5. How well does the tranny hold up? being a mitsu guy i know all about breaking trannies all day long 
6. what kind of things should i keep in mind? i want to make this to run about 500whp and beleive me i can do it. what do i need to know, we all have our detailed knowledge, so help me out here folks. 

Thanks alot for your help in advance folks. 

Marti


----------



## sentra94xe (May 6, 2002)

This would probably do better in the Z section... moving...


----------



## TheSpeedFactor (Feb 19, 2004)

sentra94xe said:


> This would probably do better in the Z section... moving...



thanks dude. come one people, replies please.


----------



## non-racerX (Jan 29, 2004)

ok...first of all, I'm not here to critisize, but you should be a nissan guy...mitsu's are highly over-rated..LOL My roommate has a 3000GT, n/a and I have a 300 n/a and I beat his ass all over the placethere is MY proof that nisans are better....
the only question of yours I can really answer.....is keep in mind if you get a Z...be ready to pay $$$$ for aftermarket upgrades...they are costly, if they are any good. They are not like an Eclipse at 55 bucks a mod..LOL I'm amazed at how hard it is to find a decent part for a relatively cheap price....but I love my car, and wouldn't change it for anyhting.


----------



## Spongerider (Nov 18, 2002)

1. what kind of power can the block take? whats the most that has been made on a stock block? details please...... 
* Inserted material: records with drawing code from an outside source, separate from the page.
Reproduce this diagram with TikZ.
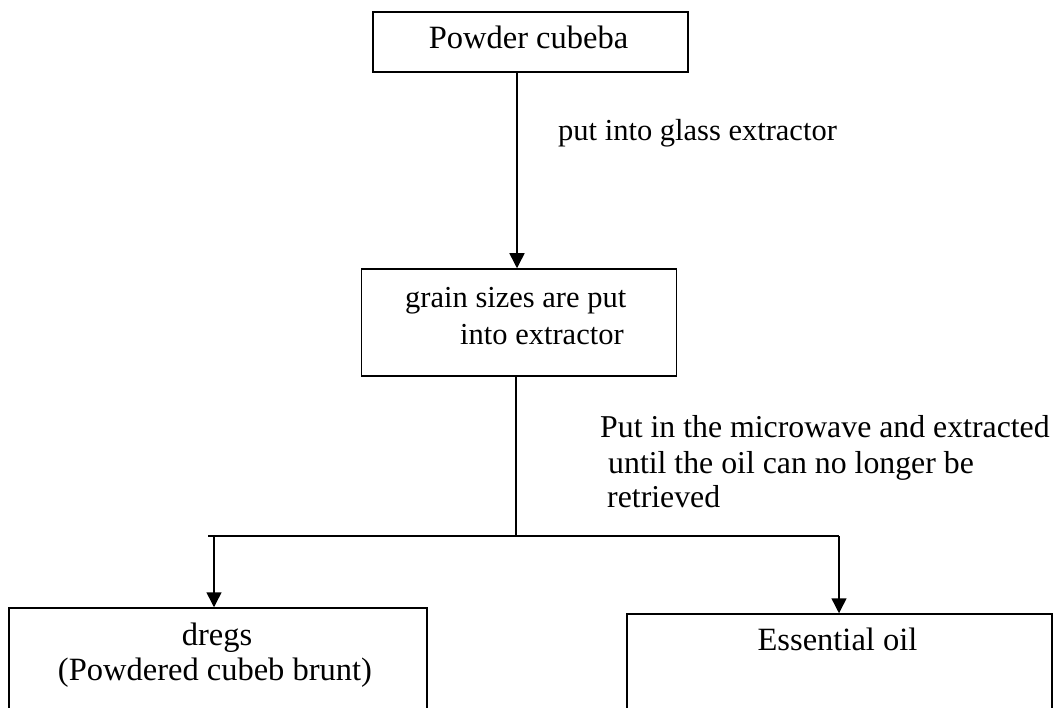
\documentclass[tikz,border=0pt]{standalone}
\usepackage{fontspec}
\setmainfont{Liberation Serif}
\usetikzlibrary{arrows.meta}
\begin{document}
\begin{tikzpicture}[x=1pt,y=-1pt,
  box/.style={draw, line width=1.5pt, inner sep=0pt, rectangle},
  txt/.style={inner sep=0pt, font=\fontsize{30.5}{36}\selectfont},
  big/.style={inner sep=0pt, font=\fontsize{32.5}{38}\selectfont},
  mw/.style={inner sep=0pt, font=\fontsize{31.8}{38}\selectfont},
  arr/.style={line width=1.5pt, -{Triangle[width=15pt,length=15pt]}},
  ln/.style={line width=1.5pt}]
\useasboundingbox (0,0) rectangle (1056,708);
\clip (0,0) rectangle (1056,708);
\fill[white] (0,0) rectangle (1056,708);
% boxes
\node[box, minimum width=315pt, minimum height=60pt] (top) at (530.5,42) {};
\node[box, minimum width=315pt, minimum height=107pt] (mid) at (519,322.5) {};
\node[box, minimum width=418pt, minimum height=200pt] (left) at (218,708) {};
\node[box, minimum width=425pt, minimum height=200pt] (right) at (839.5,714) {};
% texts
\node[big, anchor=base] (t1) at (528.5,49) {Powder cubeba};
\node[txt, anchor=base west] (t2) at (405,307) {grain sizes are put};
\node[txt, anchor=base west] (t3) at (460,344) {into extractor};
\node[big, anchor=base] (t4) at (217,645) {dregs};
\node[big, anchor=base] (t5) at (215,680) {(Powdered cubeb brunt)};
\node[big, anchor=base] (t6) at (837.5,650) {Essential oil};
\node[txt, anchor=base west] (l1) at (558,141) {put into glass extractor};
\node[mw, anchor=base west] (l2) at (600,437) {Put in the microwave and extracted};
\node[mw, anchor=base west] (l3) at (608,473) {until the oil can no longer be};
\node[mw, anchor=base west] (l4) at (607,507) {retrieved};
% connectors
\coordinate (split) at (516,536);
\coordinate (hl) at (208,536);
\coordinate (hr) at (839,536);
\draw[arr] (top.south -| 517,0) -- (mid.north -| 517,0);
\draw[ln] (mid.south -| split) -- (split);
\draw[ln] (hl) -- (hr);
\draw[arr] (214,536) -- (left.north -| 214,0);
\draw[arr] (hr) -- (hr |- right.north);
\end{tikzpicture}
\end{document}
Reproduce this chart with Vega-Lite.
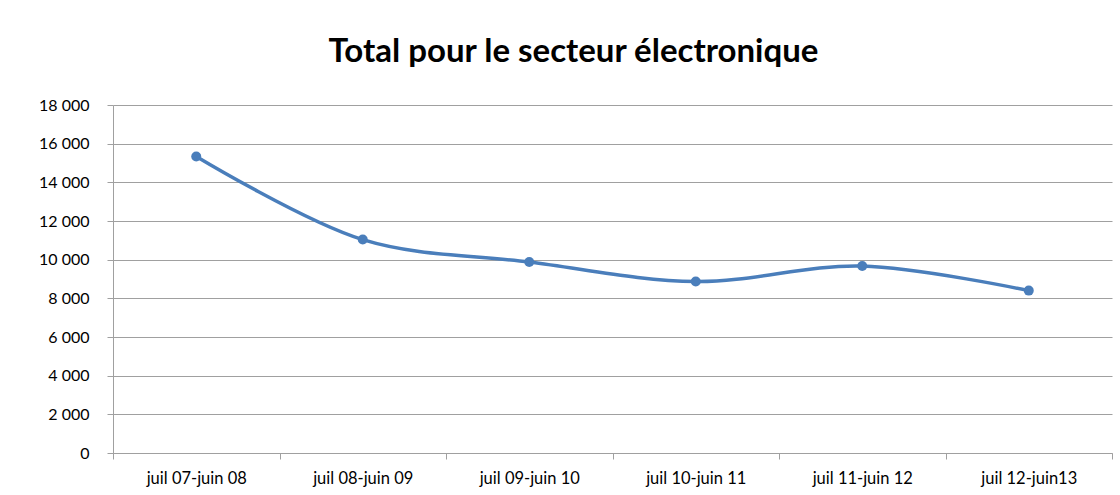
{
  "$schema": "https://vega.github.io/schema/vega-lite/v6.json",
  "width": 999,
  "height": 348,
  "autosize": {"type": "none"},
  "padding": {"left": 113, "top": 105, "right": 8, "bottom": 42},
  "background": "white",
  "config": {
    "view": {"stroke": null},
    "locale": {"number": {"decimal": ",", "thousands": " ", "grouping": [3], "currency": ["", " €"]}},
    "font": "Lato"
  },
  "title": {
    "text": "Total pour le secteur électronique",
    "font": "Lato",
    "fontSize": 33,
    "fontWeight": "bold",
    "color": "#000000",
    "anchor": "middle",
    "dx": -39,
    "offset": 28
  },
  "data": {
    "values": [
      {"periode": "juil 07-juin 08", "total": 15340},
      {"periode": "juil 08-juin 09", "total": 11040},
      {"periode": "juil 09-juin 10", "total": 9880},
      {"periode": "juil 10-juin 11", "total": 8870},
      {"periode": "juil 11-juin 12", "total": 9670},
      {"periode": "juil 12-juin13", "total": 8400}
    ]
  },
  "encoding": {
    "x": {
      "field": "periode",
      "type": "nominal",
      "sort": null,
      "scale": {"type": "band", "paddingInner": 0, "paddingOuter": 0},
      "axis": {
        "title": null,
        "labelAngle": 0,
        "tickBand": "extent",
        "grid": false,
        "domainColor": "#a0a0a0",
        "tickColor": "#a0a0a0",
        "tickSize": 6,
        "labelPadding": 11,
        "labelFont": "Lato",
        "labelFontSize": 16.5,
        "labelColor": "#000000"
      }
    },
    "y": {
      "field": "total",
      "type": "quantitative",
      "scale": {"domain": [0, 18000]},
      "axis": {
        "title": null,
        "values": [0, 2000, 4000, 6000, 8000, 10000, 12000, 14000, 16000, 18000],
        "format": ",d",
        "grid": true,
        "gridColor": "#a0a0a0",
        "domainColor": "#a0a0a0",
        "tickColor": "#a0a0a0",
        "tickSize": 6,
        "labelPadding": 18,
        "labelFont": "Lato",
        "labelFontSize": 16,
        "labelColor": "#000000"
      }
    }
  },
  "layer": [
    {"mark": {"type": "line", "interpolate": "catmull-rom", "color": "#4a7ebb", "strokeWidth": 3.5}},
    {"mark": {"type": "point", "filled": true, "color": "#4a7ebb", "size": 100, "opacity": 1}}
  ]
}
*I was told 500hp. The most that has been made is a little over 400 hp.*

2. compression ratio? 

*10.3:1*

3. from a performance standoint why would i get any other model than a base model 6sp. knowing that the car will be stock for a few hours. 

*If you can get the parts cheaper then what comes on the sports version buy the base.*

4. ECU and management? Can a stock ECU be adjusted with products like APEX S-AFC's. 

*Yes, but you have to remember this is a NA and not a turbo so your Hp gains won't be enhanced like your Mits.*

5. How well does the tranny hold up? being a mitsu guy i know all about breaking trannies all day long 

*Mits. are well know to have weak tranns. The newer trans. on the Z33 are beefed up in 04 and I heard it should be good for around 500 hp*

6. what kind of things should i keep in mind? i want to make this to run about 500whp and beleive me i can do it. what do i need to know, we all have our detailed knowledge, so help me out here folks. 

*The engine is a NA which means alot of work. So i think you need a Greddy's TT kit (TD-05's), lower the compression (8.5:1), larger injectors (555cc), Techno square ECU or if you know how to build maps get a rom emulator. I think that should be good for now, good luck! *


----------



## TheSpeedFactor (Feb 19, 2004)

*thats exactly what i wanted*

hey bro thank you very much, you pretty much answered my questions and i will be picking up the car at the end of the weak. i already started measuring and test fitting turbo and piping. im really looking forward to this. 

Martin
The Speed Factor



Spongerider said:


> 1. what kind of power can the block take? whats the most that has been made on a stock block? details please......
> 
> *I was told 500hp. The most that has been made is a little over 400 hp.*
> 
> ...


----------